Total time: 433.25 s
Throughput: 4.62 requests/s
Average latency: 200.60 s
Average latency per token: 0.69 s
Average latency per output token: 4.12 s

When commenting out all tokenization and using batched argmax sampling (branch):

(vllm) zhuohan@zhuohan-1:~/vllm/vllm/benchmarks$ python benchmark_serving.py --backend vllm --tokenizer huggyllama/llama-7b --dataset ShareGPT_V3_unfiltered_cleaned_split.json --num-prompts 2000 --request-rate 200 --host 127.0.0.1 --port 9009
Namespace(backend='vllm', host='127.0.0.1', port=9009, dataset='ShareGPT_V3_unfiltered_cleaned_split.json', tokenizer='huggyllama/llama-7b', best_of=1, use_beam_search=False, num_prompts=2000, request_rate=200.0, seed=0, trust_remote_code=False)
INFO 08-04 00:29:29 tokenizer.py:29] For some LLaMA-based models, initializing the fast tokenizer may take a long time.
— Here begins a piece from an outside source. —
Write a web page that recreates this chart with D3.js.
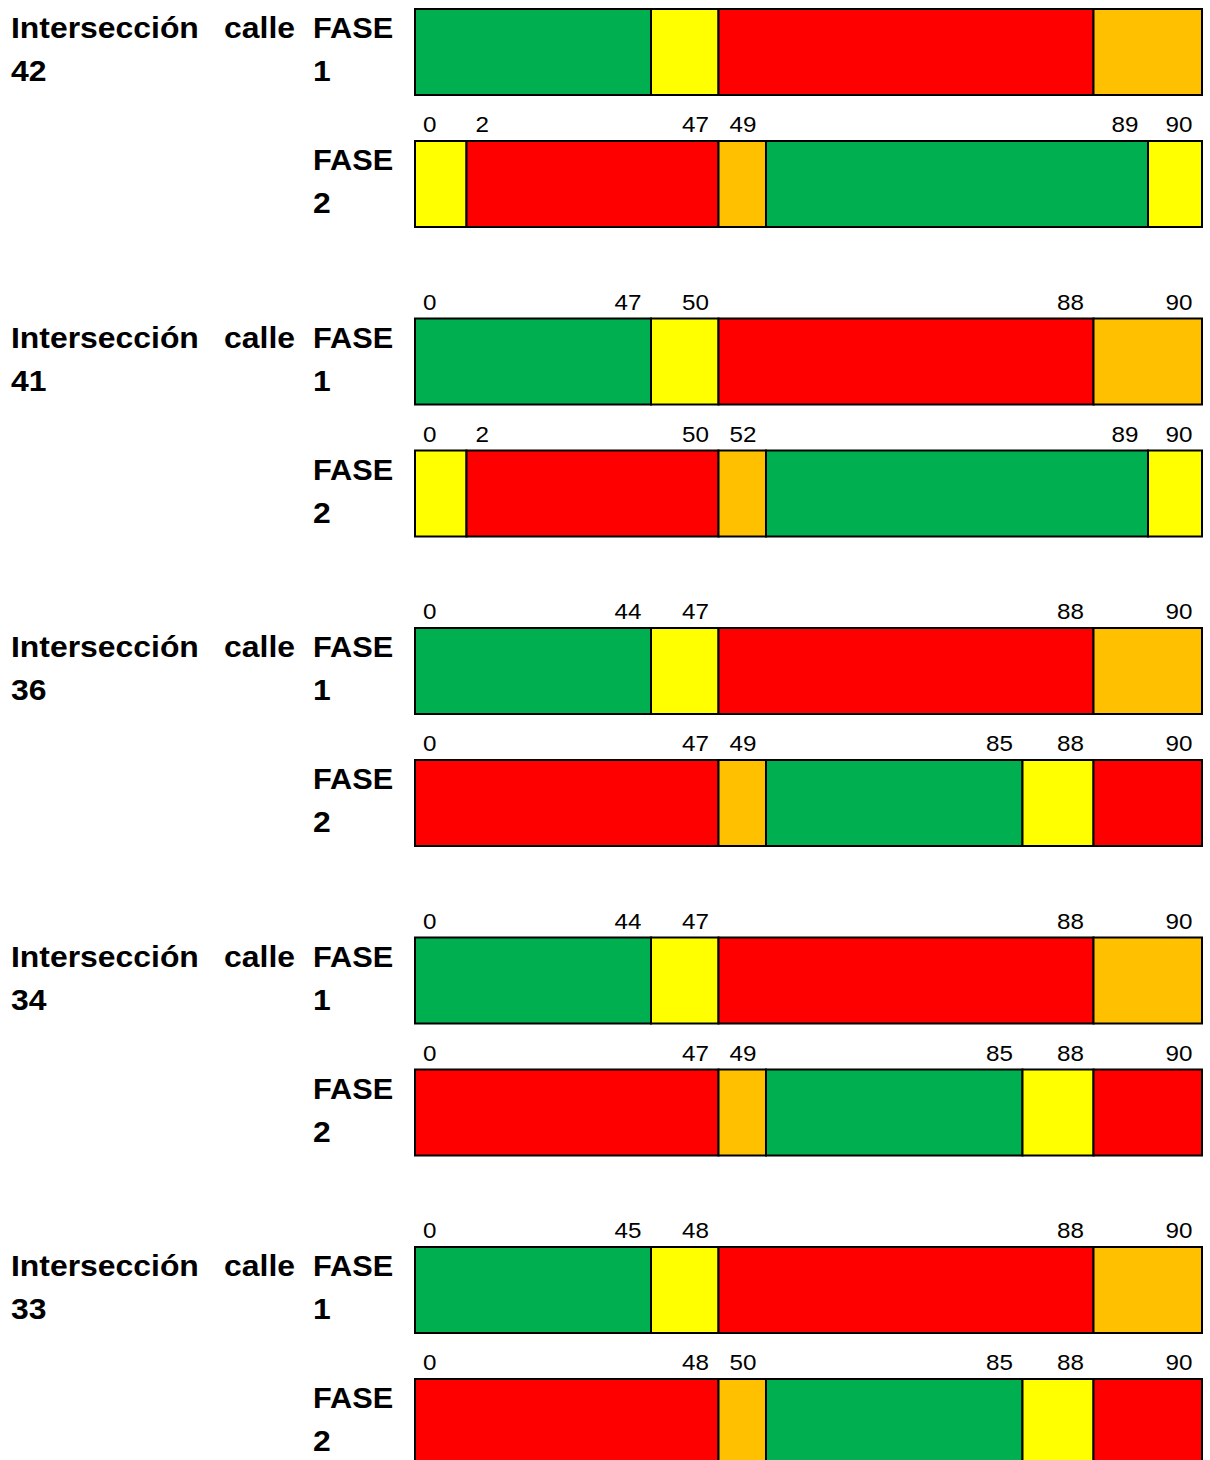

To eliminate the initialization time, consider using 'hf-internal-testing/llama-tokenizer' instead of the original tokenizer.
Total time: 245.59 s
Throughput: 8.14 requests/s
Average latency: 113.03 s
Average latency per token: 0.39 s
Average latency per output token: 2.33 s

The improvement in throughput (1.76x) is very close to the improvement reported in LightLLM (1.92x).

Will update the results after reproducing LightLLM's results.

@zhuohan123 can you update the link to the branch where only batched argmax sampling is used , since its not working anymore, thanks in advance.

[zhuohan123]

.

This optimization has been integrated to the latest main branch of vLLM. Please try it out!